The term human element is one that comes up often in these conversations. In some cases, it’s simply a euphemism for the ability to be wrong. But in others, it’s something else, a catch-all term for art and uncertainty and emotion. It’s either incidental to baseball or it’s the whole point.

“It’s the human interaction and human element of the game. That’s fun,” Hinch says. “So we’ll give it a chance, and the game will probably be more accurate, and it’ll be better for it. But there’s a part of the purity of the game that we were raised on that will change.”

This is where an automated strike zone differs from using replay review to verify a home run or a tag play. The home plate umpire has a role unique not just in baseball but in professional sports: He does not offer his judgment on specific moments or in extreme cases but on every last pitch. His choices—literally—shape the game. Which is reason either to remove that responsibility entirely or to recognize it as an essential part of the game.

It took all of two days for the first ejection after the Atlantic League adopted its original automated zone in 2019. The honor belonged to High Point Rockers
pitching coach (and 1988 Cy Young winner) Frank Viola. “Do your f---ing job!” he yelled at the umpire when frustrated with the zone from the computer. So the ump did part of the job he had left: He tossed Viola. Then he returned to signaling the balls and strikes being called by the computer above. There was confusion, Viola later said; he had been unsure who (or what) was in charge. But the implication lingered: Isn’t this your job?

“It’s the human element of the game, the balls and strikes from the umpire,” Trevino says. “You take that out, and it’s just like, O.K., what are we really doing?

Trevino had 5,525 framing chances in 2022. His favorite? In early September the Yankees were playing the Rays, and Tampa Bay third baseman Yandy Díaz stepped into the box against New York reliever Clay Holmes. Two outs. Bottom of the ninth. A potential tying run at third and winning run at second. The tension of the moment stretched until the count was full.

And here was the 3–2 pitch: a 102-mph sinker that sank a touch more than Holmes wanted. Díaz knew it. He didn’t swing. But Trevino knew it, too. And he received the pitch with an easy confidence befitting a strike. His gracefulness made the movement hard to spot, even on replay. All the video shows is that one second, the pitch is coming in low, and the next, Trevino has secured it inside the zone.

This was strike three.

“You put so much work in on the receiving end for that one moment, right there, that time and place,” Trevino says. “All of a sudden, everything just kind of is full circle. The ball is down—you worked on this move for however many years—strike three.”

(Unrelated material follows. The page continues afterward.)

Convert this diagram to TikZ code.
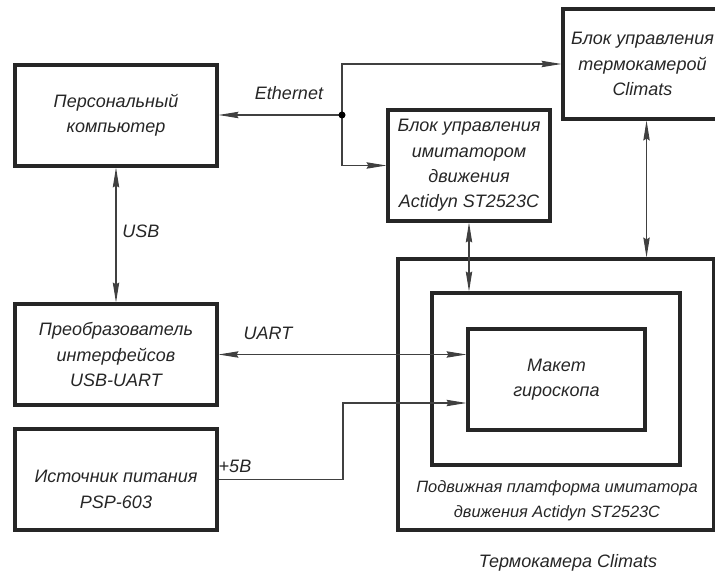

It was a perfect example of the desire for an automated zone. That was a ball. It was low, and Díaz knew, and he struck out nonetheless. The call was wrong. Had it been right, Tampa Bay might have won the game, and who knows how much else. It was a straightforward case of wrong and right where human judgment erred in a way a computer never would.

Yet it was also a perfect example of why there’s resistance to an automated zone. There’s the elegant, slight motion of Trevino’s glove as he converts ball to strike, the product of countless hours of dedication to his craft. There’s the fierce emotion of the whole moment. Umpire Vic Carapazza delivered the strike call with gusto—a splashy, dramatic punchout—as if to assert his confidence in it. Díaz threw down his helmet and twisted his shoulders in frustration. The whole moment thrummed with passion.

Carapazza believed what he saw; Díaz believed what he saw; Trevino did not have to believe his eyes because he believed in his hands. There was something to feel in part because there was something to argue over. It felt like art in more ways than one.

MLB shared this highlight on its website as “Clay Holmes seals 2–1 victory.” Trevino would never take issue with that description—his job is to make his pitcher look his best, after all, and that’s what he did—but he knows the truth. Holmes set up the victory. Trevino sealed it.

He made it art. He made the pitch a piece you wanted to look at—and then, just as crucially, he made you question what you saw. He framed it.